Yellow Supergiants in the Small Magellanic Cloud (SMC): Putting Current Evolutionary Theory to the Test

TL;DR

This study examines yellow supergiants in the Small Magellanic Cloud to test and challenge current massive star evolutionary models, revealing significant discrepancies in predicted versus observed star lifetimes.

Contribution

It provides the first detailed census of SMC yellow supergiants and compares observations with evolutionary models, highlighting a tenfold overprediction of star lifetimes.

Findings

Observed star counts are much lower than model predictions.

The location of stars on the H-R diagram matches models, but lifetimes do not.

Metallicity effects are considered but do not resolve the discrepancy.

Abstract

The yellow supergiant content of nearby galaxies provides a critical test of massive star evolutionary theory.
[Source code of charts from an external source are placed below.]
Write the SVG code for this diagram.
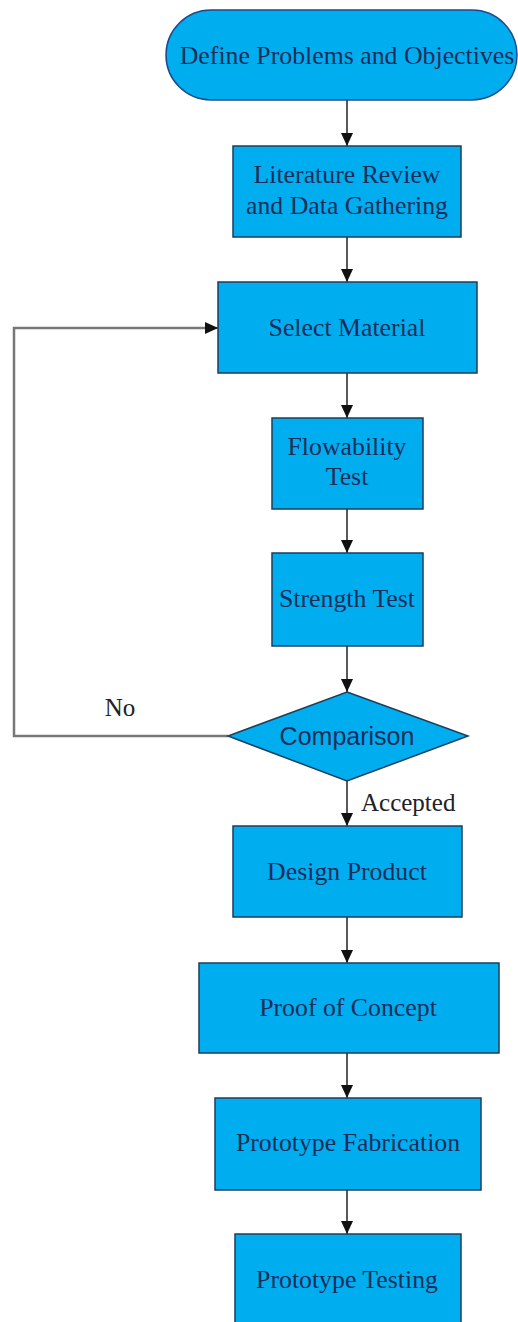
<svg xmlns="http://www.w3.org/2000/svg" width="518" height="1322" viewBox="0 0 518 1322">
<defs>
<style>
.box{fill:#00aeef;stroke:#1d3d5c;stroke-width:1.5}
.term{fill:#00aeef;stroke:#1f4a8a;stroke-width:1.5}
.t{font-family:"Liberation Serif","Times New Roman",serif;font-size:25.8px;fill:#1a2d5a;text-anchor:middle}
.ts{font-family:"Liberation Sans",Arial,sans-serif;font-size:25px;fill:#1a2d5a;text-anchor:middle}
.lbl{font-family:"Liberation Serif","Times New Roman",serif;font-size:25px;fill:#222}
.c{fill:none;stroke:#222;stroke-width:1.5}
.fb{fill:none;stroke:#777;stroke-width:2.5}
</style>
<marker id="ah" markerWidth="12" markerHeight="12" refX="13" refY="6" orient="auto" markerUnits="userSpaceOnUse">
<path d="M0,0 L13,6 L0,12 Z" fill="#111"/>
</marker>
</defs>
<rect width="518" height="1322" fill="#fff"/>
<g id="connectors">
<line class="c" x1="347" y1="100" x2="347" y2="146" marker-end="url(#ah)"/>
<line class="c" x1="347" y1="237" x2="347" y2="282" marker-end="url(#ah)"/>
<line class="c" x1="347" y1="373" x2="347" y2="418" marker-end="url(#ah)"/>
<line class="c" x1="347" y1="509" x2="347" y2="553" marker-end="url(#ah)"/>
<line class="c" x1="347" y1="646" x2="347" y2="692" marker-end="url(#ah)"/>
<polyline class="fb" points="228,736 14,736 14,328 206,328"/>
<line class="c" x1="206" y1="328" x2="218" y2="328" marker-end="url(#ah)"/>
<line class="c" x1="347" y1="781" x2="347" y2="826" marker-end="url(#ah)"/>
<line class="c" x1="347" y1="917" x2="347" y2="963" marker-end="url(#ah)"/>
<line class="c" x1="347" y1="1053" x2="347" y2="1098" marker-end="url(#ah)"/>
<line class="c" x1="347" y1="1190" x2="347" y2="1234" marker-end="url(#ah)"/>
<text class="lbl" x="120" y="716" text-anchor="middle">No</text>
<text class="lbl" x="361" y="811">Accepted</text>
</g>
<g id="n1">
<rect class="term" x="166" y="10" width="351" height="90" rx="45" ry="45"/>
<text class="t" x="347" y="64">Define Problems and Objectives</text>
</g>
<g id="n2">
<rect class="box" x="233" y="146" width="228" height="91"/>
<text class="t" x="347" y="183">Literature Review</text>
<text class="t" x="347" y="214">and Data Gathering</text>
</g>
<g id="n3">
<rect class="box" x="218" y="282" width="259" height="91"/>
<text class="t" x="347" y="336">Select Material</text>
</g>
<g id="n4">
<rect class="box" x="272" y="418" width="151" height="91"/>
<text class="t" x="347" y="455">Flowability</text>
<text class="t" x="347" y="485">Test</text>
</g>
<g id="n5">
<rect class="box" x="272" y="553" width="151" height="93"/>
<text class="t" x="347" y="607">Strength Test</text>
</g>
<g id="n6">
<polygon class="box" points="347,692 468,736 347,781 228,736"/>
<text class="ts" x="347" y="745">Comparison</text>
</g>
<g id="n7">
<rect class="box" x="233" y="826" width="229" height="91"/>
<text class="t" x="347" y="880">Design Product</text>
</g>
<g id="n8">
<rect class="box" x="199" y="963" width="300" height="90"/>
<text class="t" x="348" y="1016">Proof of Concept</text>
</g>
<g id="n9">
<rect class="box" x="215" y="1098" width="266" height="92"/>
<text class="t" x="348" y="1151">Prototype Fabrication</text>
</g>
<g id="n10">
<rect class="box" x="235" y="1234" width="226" height="95"/>
<text class="t" x="347" y="1288">Prototype Testing</text>
</g>
</svg>
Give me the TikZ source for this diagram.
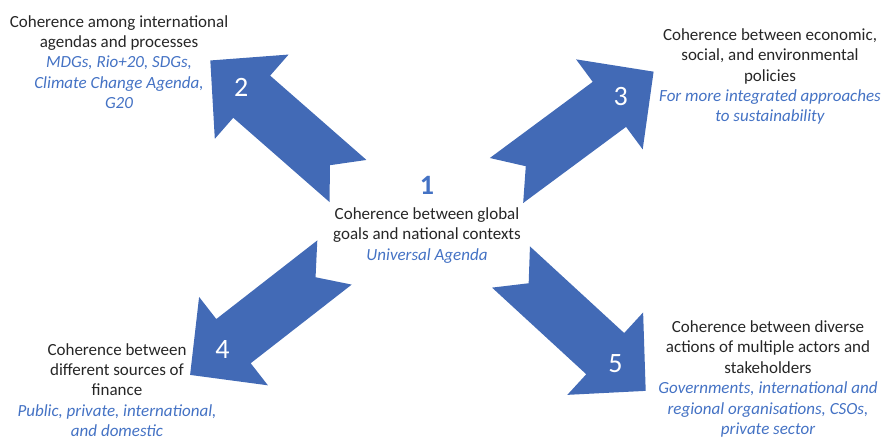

While these stars are the brightest in a galaxy, they are difficult to identify because a large number of foreground Milky Way stars have similar colors and magnitudes. We previously conducted a census of yellow supergiants within M31 and found that the evolutionary tracks predict a yellow supergiant duration an order of magnitude longer than we observed. Here we turn our attention to the SMC, where the metallicity is 10x lower than that of M31, which is important as metallicity strongly affects massive star evolution. The SMC's large radial velocity (~160 km/s) allows us to separate members from foreground stars. Observations of ~500 candidates yielded 176 near-certain SMC supergiants, 16 possible SMC supergiants, along with 306 foreground stars and provide good relative numbers of yellow supergiants down to 12Mo. Of the 176 near-certain SMC supergiants, the kinematics predicted by the Besancon model of the Milky Way suggest a foreground contamination of >4%. After placing the SMC supergiants on the H-R diagram and comparing our results to the Geneva evolutionary tracks, we find results similar to those of the M31 study: while the locations of the stars on the H-R diagram match the locations of evolutionary tracks well, the models over-predict the yellow supergiant lifetime by a factor of ten. Uncertainties about the mass-loss rates on the main-sequence thus cannot be the primary problem with the models.